目の前では楽しそうに話している彼女とアナの姿が目に入る。
*
病院でシェドリスの遺体に別れを告げた後、サイドリバー宅に監督が遅くなる旨を告げるついでに、アナに本当の娘が見つかった、と報告したのはディックだった。
シェドリスが事故で亡くなったことを言ってから、彼から頼まれていたことだから、とディックは自分の聞いた通りのことをかなりかいつまんで伝えた。
…………いくら何でも、自分の祖父に疑われ、その様なことをされたなどというのは、男の息子の妻であり、娘の母親である女性には言いたくはなかった。
辛いことがあったのね、とアナはうなだれて話を聞いていた。
このひとにも記憶の混乱傾向はあった。ここのところはサイドリバー家の健康的な空気に馴染んだせいか、安定しているらしいが、おそらくはサァラもその体質があったのだろう。彼は納得する。
そして二人で、彼女に対してどうすればいいのか、話し合った。アナはディックが娘の恋人で同居人であることを、案外あっさりと喜んだ。
そして彼女はこう提案した。
「では私があなたの母親と名乗りましょう」
それでいいのか、とディックは訊ねた。自分には帰る場所も、家族もない。誰が家族の顔をしていても構わない。だが彼女は。
「いいのよ。だってあなたの母親だったら、あの子の母親になれるでしょう?」
あ、と彼は首を縦に振っていた。
「それとも私の娘ときちんとした形にはならならいつもり?」
「いえ、そんな訳では……」
では決まりね、とアナは笑ってみせた。
*
その時の様にアナは、笑いながら娘と話す。ただし決して昔のことなど口にはしない。
もしもそれでいつかゆっくりと記憶が取り戻せたなら、それはそれでいい。その時に改めて自分が母親であることを告げればいいのだから、と彼女は言った。
ただそれだから、多少彼等は離れて暮らす必要はあった。近くに居すぎると、下手にサァラを刺戟しかねない。
アナには他のコロニーにシェドリスが他の立ち退き民同様、移転先を用意してあった。そこに住み、会いたい時にチューブに乗ってやってくればいいのだ。
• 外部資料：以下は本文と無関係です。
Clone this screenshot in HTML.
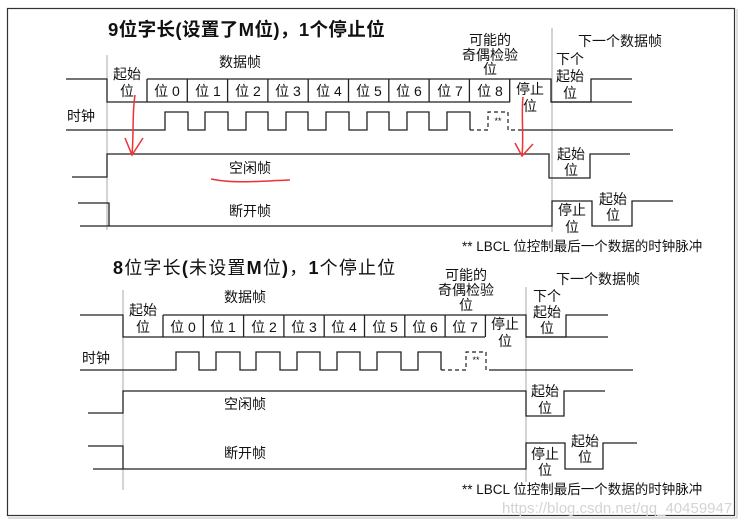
<!DOCTYPE html>
<html><head><meta charset="utf-8">
<style>
html,body{margin:0;padding:0;background:#fff;}
svg{display:block;}
text{font-family:"Liberation Sans","Noto Sans CJK SC",sans-serif;fill:#111;}
.t{font-size:14px;}
.c{text-anchor:middle;}
</style></head>
<body>
<svg width="755" height="525" viewBox="0 0 755 525" xmlns="http://www.w3.org/2000/svg">
<rect x="7.5" y="8.5" width="727" height="507" fill="none" stroke="#333" stroke-width="1.2"/>
<line x1="8" y1="518" x2="737" y2="518" stroke="#bbb" stroke-width="1"/>
<line x1="737" y1="9" x2="737" y2="518" stroke="#bbb" stroke-width="1"/>

<!-- ===== Diagram 1 ===== -->
<text x="108" y="36" style="font-size:18.5px;font-weight:bold;letter-spacing:0.4px">9位字长(设置了M位)，1个停止位</text>
<line x1="107" y1="55" x2="107" y2="230" stroke="#aaa" stroke-width="1"/>
<line x1="552" y1="28" x2="552" y2="232" stroke="#aaa" stroke-width="1"/>
<g fill="none" stroke="#222" stroke-width="1.3">
<path d="M66,79 H107 V102 H510"/>
<path d="M147,79 H551 V102 H591 V79 H632"/>
<path d="M551,102 H632"/>
<path d="M147,79V102M187.3,79V102M227.6,79V102M267.9,79V102M308.2,79V102M348.5,79V102M388.8,79V102M429.1,79V102M469.4,79V102M509.7,79V102"/>
<path d="M66,130 H165 V112 H188 V130 H205 V112 H228 V130 H246 V112 H268 V130 H286 V112 H308 V130 H326 V112 H349 V130 H367 V112 H389 V130 H407 V112 H429 V130 H447 V112 H470 V130"/>
<path d="M520,130 H673"/>
<path d="M72,177 H107 V154 H549 V178 H590 V154 H630"/>
<path d="M78,203 H109 V226 H80 M109,226 H552 V201 H592 V226 H632 V201 H673"/>
</g>
<path d="M470,130 H488 V112 H508 V130 H520" fill="none" stroke="#222" stroke-width="1.2" stroke-dasharray="4,3"/>
<text x="498" y="124" style="font-size:9px" class="c">**</text>
<g class="t">
<text x="240" y="67" class="c">数据帧</text>
<text x="127" y="79" class="c">起始</text>
<text x="127" y="96" class="c">位</text>
<text x="167" y="96" class="c">位 0</text>
<text x="208" y="96" class="c">位 1</text>
<text x="248" y="96" class="c">位 2</text>
<text x="288" y="96" class="c">位 3</text>
<text x="329" y="96" class="c">位 4</text>
<text x="369" y="96" class="c">位 5</text>
<text x="409" y="96" class="c">位 6</text>
<text x="450" y="96" class="c">位 7</text>
<text x="490" y="96" class="c">位 8</text>
<text x="530" y="94" class="c">停止</text>
<text x="530" y="111" class="c">位</text>
<text x="490" y="45" class="c">可能的</text>
<text x="490" y="60" class="c">奇偶检验</text>
<text x="490" y="74" class="c">位</text>
<text x="620" y="46" class="c">下一个数据帧</text>
<text x="570" y="64" class="c">下个</text>
<text x="570" y="81" class="c">起始</text>
<text x="570" y="98" class="c">位</text>
<text x="81" y="121" class="c">时钟</text>
<text x="250" y="173" class="c">空闲帧</text>
<text x="571" y="159" class="c">起始</text>
<text x="571" y="175" class="c">位</text>
<text x="250" y="216" class="c">断开帧</text>
<text x="572" y="215" class="c">停止</text>
<text x="572" y="232" class="c">位</text>
<text x="613" y="204" class="c">起始</text>
<text x="613" y="220" class="c">位</text>
<text x="462" y="251" style="font-size:13.5px">** LBCL 位控制最后一个数据的时钟脉冲</text>
</g>
<g fill="none" stroke="#e33" stroke-width="1.5">
<path d="M135,95 C132,115 134,130 132,155"/>
<path d="M125,138 L132,155 L143,138"/>
<path d="M523,97 C521,115 524,135 522,156"/>
<path d="M515,143 L522,156 L533,144"/>
<path d="M211,179 C235,184 260,181 290,180"/>
</g>

<!-- ===== Diagram 2 ===== -->
<text x="113" y="274" style="font-size:18px;letter-spacing:1.2px"><tspan font-weight="bold">8</tspan>位字长<tspan font-weight="bold">(</tspan>未设置<tspan font-weight="bold">M</tspan>位<tspan font-weight="bold">)</tspan>，<tspan font-weight="bold">1</tspan>个停止位</text>
<line x1="123" y1="290" x2="123" y2="490" stroke="#aaa" stroke-width="1"/>
<line x1="526" y1="287" x2="526" y2="482" stroke="#aaa" stroke-width="1"/>
<g fill="none" stroke="#222" stroke-width="1.3">
<path d="M80,315 H123 V337 H485"/>
<path d="M163,315 H526 V337 H566 V315 H608"/>
<path d="M526,337 H608"/>
<path d="M163,315V337M203.3,315V337M243.6,315V337M283.9,315V337M324.2,315V337M364.5,315V337M404.8,315V337M445.1,315V337M485.4,315V337"/>
<path d="M80,370 H176 V352 H199 V370 H216 V352 H240 V370 H256 V352 H280 V370 H297 V352 H320 V370 H337 V352 H360 V370 H377 V352 H401 V370 H418 V352 H441 V370"/>
<path d="M490,370 H633"/>
<path d="M88,413 H123 V391 H526 V416 H564 V391 H605"/>
<path d="M88,446 H123 V469 H93 M123,469 H526 V443 H565 V469 H603 V443 H637"/>
</g>
<path d="M441,370 H466 V352 H486 V370 H490" fill="none" stroke="#222" stroke-width="1.2" stroke-dasharray="4,3"/>
<text x="476" y="363" style="font-size:9px" class="c">**</text>
<g class="t">
<text x="245" y="302" class="c">数据帧</text>
<text x="143" y="315" class="c">起始</text>
<text x="143" y="332" class="c">位</text>
<text x="183" y="332" class="c">位 0</text>
<text x="223" y="332" class="c">位 1</text>
<text x="264" y="332" class="c">位 2</text>
<text x="304" y="332" class="c">位 3</text>
<text x="344" y="332" class="c">位 4</text>
<text x="385" y="332" class="c">位 5</text>
<text x="425" y="332" class="c">位 6</text>
<text x="465" y="332" class="c">位 7</text>
<text x="505" y="329" class="c">停止</text>
<text x="505" y="346" class="c">位</text>
<text x="466" y="280" class="c">可能的</text>
<text x="466" y="295" class="c">奇偶检验</text>
<text x="466" y="310" class="c">位</text>
<text x="598" y="284" class="c">下一个数据帧</text>
<text x="547" y="301" class="c">下个</text>
<text x="547" y="317" class="c">起始</text>
<text x="547" y="333" class="c">位</text>
<text x="96" y="363" class="c">时钟</text>
<text x="245" y="409" class="c">空闲帧</text>
<text x="545" y="396" class="c">起始</text>
<text x="545" y="413" class="c">位</text>
<text x="245" y="458" class="c">断开帧</text>
<text x="545" y="459" class="c">停止</text>
<text x="545" y="475" class="c">位</text>
<text x="585" y="446" class="c">起始</text>
<text x="585" y="462" class="c">位</text>
<text x="462" y="494" style="font-size:13.5px">** LBCL 位控制最后一个数据的时钟脉冲</text>
</g>
<text x="502" y="513" style="font-size:15px;fill:#d4d4d4">https://blog.csdn.net/qq_40459947</text>
</svg>
</body></html>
このウェストウェストは、人々が簡単に行き来するためのチューブが整備されている。
それは嘘の上に成り立つ平和かもしれない。真実を追うジャーナリストのはしくれとしては、間違っているのかもしれない。
だけど、とディックは思う。
目の前のサァラは楽しそうに話す。今度ちゃんと部屋が調ったらいらっしゃいな、とアナは言う。私の手料理を食べて欲しいわ、と。きっとあの味はサァラもよく知っているだろう
『でもねディック』
そしてあの彼が、最後に言ったことを思い出す。
『その物語のヒロインは、最後には幸せになるんんだよ。自分を本当に捜していた…… 待っていた人のところに居場所を見つけて』
そうだね、とディックは思った。